The research shed light on the difference between what previous statistics said in comparison to what was happening in reality relating to companies like Enron, said Emily Block, an assistant professor management at the University of Notre Dame.
“Prevailing evidence suggested those companies that had less to lose would engage in risky behavior,” Block said.
The group used Corporate Crime Reporter, a newsletter that reports corrupt company activities, to sort through reports of companies engaging in illegal activity — which the group defined as activity that would benefit the company such as tax violations, Block said.
“There’s a lot of research that talks about criminal behavior to occur for a firm to have less to lose and has a low status. Low-performance firms are more likely to take risk,” Block said. “It’s interesting to resolve recent news that it’s not always these unknown companies. We have seen a lot of high reputable companies engage in that behavior.”
Mishina said some of the challenges of the research was being able to only report the crimes that were caught and not those that were able to go unnoticed.

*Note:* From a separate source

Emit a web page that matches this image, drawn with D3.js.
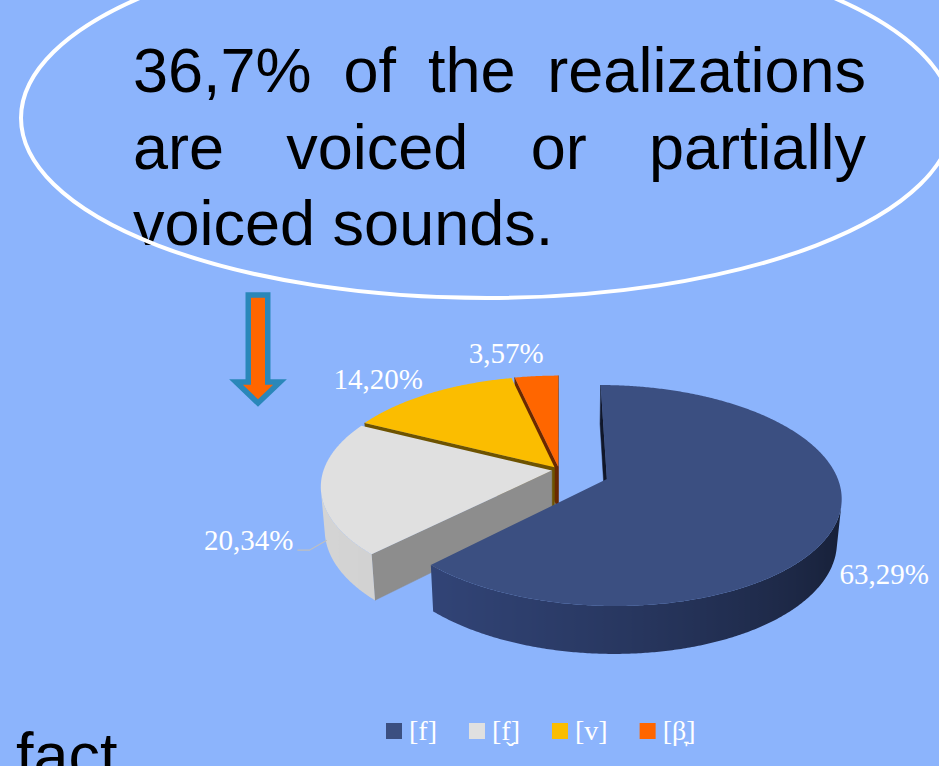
<!DOCTYPE html>
<html><head><meta charset="utf-8">
<script src="https://cdn.jsdelivr.net/npm/d3@7"></script>
<style>html,body{margin:0;padding:0;background:#8cb4fc;overflow:hidden}</style>
</head><body><svg id="c" width="939" height="766"></svg>
<script>
// ---- data ----
const categories = ["[f]", "[f\u032C]", "[v]", "[\u03B2\u031E]"];
const values = [63.29, 20.34, 14.20, 3.57];
const calloutLines = ["36,7% of the realizations", "are voiced or partially", "voiced sounds."];
const footerText = "fact";

// ---- styles ----
const topColors = ["#3b4f81", "#e0e0e0", "#fbbd00", "#ff6600"];
const sideLight = ["#33467a", "#d4d4d4", "#c99800", "#cc5200"];
const sideDark  = ["#141c31", "#a9a9a9", "#7a5c00", "#6b2a00"];
const cutColors = ["#10172a", "#8d8d8d", "#6e5300", "#6a2900"];
const explode = [0.224, 0.032, 0.032, 0.032];
const fmt = v => d3.format(".2f")(v).replace(".", ",") + "%";

const svg = d3.select("#c");
const defs = svg.append("defs");
svg.append("rect").attr("width", 939).attr("height", 766).attr("fill", "#8cb4fc");

// ---- callout text (justified) ----
const sansFam = "'Liberation Sans', Arial, sans-serif";
const tg = svg.append("g").attr("font-family", sansFam).attr("font-size", 63).attr("fill", "#000");
const tx0 = 133, tx1 = 866;
calloutLines.forEach((line, li) => {
  const y = 92 + li * 76.5;
  const words = line.split(" ");
  const justify = li < calloutLines.length - 1;
  const texts = words.map(w => tg.append("text").attr("y", y).text(w));
  const widths = texts.map(t => t.node().getComputedTextLength());
  const gap = justify ? (tx1 - tx0 - d3.sum(widths)) / (words.length - 1) : 63 * 0.278;
  let x = tx0;
  texts.forEach((t, k) => { t.attr("x", x); x += widths[k] + gap; });
});
svg.append("ellipse").attr("cx", 487).attr("cy", 118).attr("rx", 466).attr("ry", 180)
  .attr("fill", "none").attr("stroke", "#fff").attr("stroke-width", 4);

// ---- arrow ----
{
  const ax = 258, top = 295, sh = 9.75, hb = 382, hh = 22, tip = 403;
  const pts = [[ax - sh, top], [ax + sh, top], [ax + sh, hb], [ax + hh, hb], [ax, tip], [ax - hh, hb], [ax - sh, hb]];
  svg.append("path").attr("d", d3.line()(pts) + "Z").attr("fill", "#ff6600")
    .attr("stroke", "#2a87b9").attr("stroke-width", 5.5).attr("stroke-linejoin", "miter");
}

// ---- 3D pie ----
const cam = {cx: 559, cy: 470, f: 1378, D: 6.04, a: 27.5 * Math.PI / 180, h: 0.214};
const ca = Math.cos(cam.a), sa = Math.sin(cam.a);
function P(X, Y, Z) {
  const yp = Y * ca + Z * sa;
  const depth = Z * ca - Y * sa + cam.D;
  return [cam.cx + cam.f * X / depth, cam.cy - cam.f * yp / depth];
}
const camPos = [0, cam.D * sa, -cam.D * ca];
function facing(n, p) {
  return n[0] * (camPos[0] - p[0]) + n[1] * (camPos[2] - p[2]) > 0;
}
const arcs = d3.pie().sort(null).value(d => d)(values);
const slices = arcs.map((a, i) => {
  const mid = (a.startAngle + a.endAngle) / 2;
  return {...a, i, mid, ox: explode[i] * Math.sin(mid), oz: explode[i] * Math.cos(mid)};
});
const lightDir = (() => { const l = [-0.9, -0.3]; const m = Math.hypot(...l); return [l[0] / m, l[1] / m]; })();
const pg = svg.append("g");
const order = slices.slice().sort((a, b) =>
  (b.oz + 0.5 * Math.cos(b.mid)) - (a.oz + 0.5 * Math.cos(a.mid)));
const h = cam.h;
order.forEach(s => {
  const g = pg.append("g");
  const W = (r, th, Y) => [s.ox + r * Math.sin(th), Y, s.oz + r * Math.cos(th)];
  const PP = (r, th, Y) => P(...W(r, th, Y));
  const poly = pts => d3.line()(pts) + "Z";
  // cut faces
  const faces = [
    {th: s.startAngle, n: [-Math.cos(s.startAngle), Math.sin(s.startAngle)]},
    {th: s.endAngle, n: [Math.cos(s.endAngle), -Math.sin(s.endAngle)]}
  ];
  faces.forEach(fc => {
    const c = W(0.5, fc.th, -h / 2);
    if (!facing(fc.n, c)) return;
    g.append("path").attr("d", poly([PP(0, 0, 0), PP(1, fc.th, 0), PP(1, fc.th, -h), PP(0, 0, -h)]))
      .attr("fill", cutColors[s.i]).attr("stroke", cutColors[s.i]).attr("stroke-width", 0.5);
  });
  // outer side as one polygon with horizontal gradient
  const n = Math.max(4, Math.ceil((s.endAngle - s.startAngle) / (Math.PI / 360)));
  const col = d3.interpolateRgb(sideDark[s.i], sideLight[s.i]);
  const vis = [];
  for (let k = 0; k <= n; k++) {
    const t = s.startAngle + (s.endAngle - s.startAngle) * k / n;
    if (facing([Math.sin(t), Math.cos(t)], W(1, t, -h / 2))) vis.push(t);
  }
  if (vis.length > 1) {
    const topPts = vis.map(t => PP(1, t, 0));
    const botPts = vis.map(t => PP(1, t, -h)).reverse();
    const xs = topPts.map(p => p[0]);
    const x0 = d3.min(xs), x1 = d3.max(xs);
    const gid = "side" + s.i;
    const grad = defs.append("linearGradient").attr("id", gid).attr("gradientUnits", "userSpaceOnUse")
      .attr("x1", x0).attr("x2", x1).attr("y1", 0).attr("y2", 0);
    const stops = vis.map((t, k) => {
      const dl = Math.sin(t) * lightDir[0] + Math.cos(t) * lightDir[1];
      return {o: (xs[k] - x0) / Math.max(1e-6, x1 - x0), c: col((dl + 1) / 2)};
    }).sort((a, b) => a.o - b.o);
    stops.forEach(st => grad.append("stop").attr("offset", st.o).attr("stop-color", st.c));
    g.append("path").attr("d", poly(topPts.concat(botPts))).attr("fill", `url(#${gid})`);
  }
  // top face
  const tp = [PP(0, 0, 0)];
  const m = Math.ceil((s.endAngle - s.startAngle) / (Math.PI / 360));
  for (let k = 0; k <= m; k++) tp.push(PP(1, s.startAngle + (s.endAngle - s.startAngle) * k / m, 0));
  g.append("path").attr("d", poly(tp)).attr("fill", topColors[s.i]);
});

// ---- data labels ----
const serifFam = "'Liberation Serif', 'Times New Roman', serif";
const lbl = svg.append("g").attr("font-family", serifFam).attr("font-size", 29).attr("fill", "#fff");
const center = P(0, 0, 0);
const labelNudge = [[5, 3], [-27, 7], [-8, -4], [-20, -6]];
slices.forEach(s => {
  const Y = Math.cos(s.mid) > 0 ? 0 : -h;
  const rim = P(s.ox + Math.sin(s.mid), Y, s.oz + Math.cos(s.mid));
  const t = lbl.append("text").attr("text-anchor", "middle").text(fmt(s.value));
  const w = t.node().getComputedTextLength(), hg = 20, gp = 6;
  let ux = rim[0] - center[0], uy = rim[1] - center[1];
  const um = Math.hypot(ux, uy); ux /= um; uy /= um;
  const cx = rim[0] + ux * (w / 2 + gp) + labelNudge[s.i][0];
  const cy = rim[1] + uy * (hg / 2 + gp) + labelNudge[s.i][1];
  t.attr("x", cx).attr("y", cy + hg / 2 - 2);
  const right = cx + w / 2;
  if (rim[0] - right > 30) {
    svg.append("path").attr("d", d3.line()([[right + 4, cy + hg / 2 - 2], [right + 16, cy + hg / 2 - 2], [rim[0] + 2, rim[1] + 9]]))
      .attr("fill", "none").attr("stroke", "#bfbfbf").attr("stroke-width", 1.2);
  }
});

// ---- legend ----
const lg = svg.append("g").attr("font-family", serifFam).attr("font-size", 28).attr("fill", "#fff");
let lx = 386;
categories.forEach((c, i) => {
  lg.append("rect").attr("x", lx).attr("y", 723).attr("width", 16).attr("height", 16).attr("fill", topColors[i]);
  const t = lg.append("text").attr("x", lx + 23).attr("y", 740).text(c);
  lx += 23 + t.node().getComputedTextLength() + 32;
});

// ---- footer ----
svg.append("text").attr("x", 16).attr("y", 777).attr("font-family", sansFam).attr("font-size", 63)
  .attr("fill", "#000").text(footerText);
</script>
</body></html>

“You always run the chance of not finding out what happened,” Mishina said. “You only know about the ones that were caught. Some might have committed (illegal activities) but weren’t caught. There are things you can’t control.”
The group found that companies committed the crimes because of the pressure faced by market and analyst expectations, Mishina said.
“The findings show firms that were highly reputable and high performing in the past were facing pressure to encourage them to engage in this behavior,” Mishina said. “They were likely to engage in corporate crime to not fail to meet the expectations.”
Timothy Pollock, a professor in the Department of Management and Organization at Penn State University, said the results have the potential to be an influential source of why highly successful companies take risks.
“I hope it’s widely recognized by the popular and business press as well as why they engage in illegal activities,” Pollock said.
Although the research supports the team’s original hypothesis, Mishina said the findings posed another topic to discuss.
“We are very happy the results were so strong,” Mishina said. “But it raises questions about if high-performing firms engage in illegal behavior, how can we trust if firms are good. Even though we are happy (about our results), we are a little bit concerned about these questions raised and the way we treat performance.”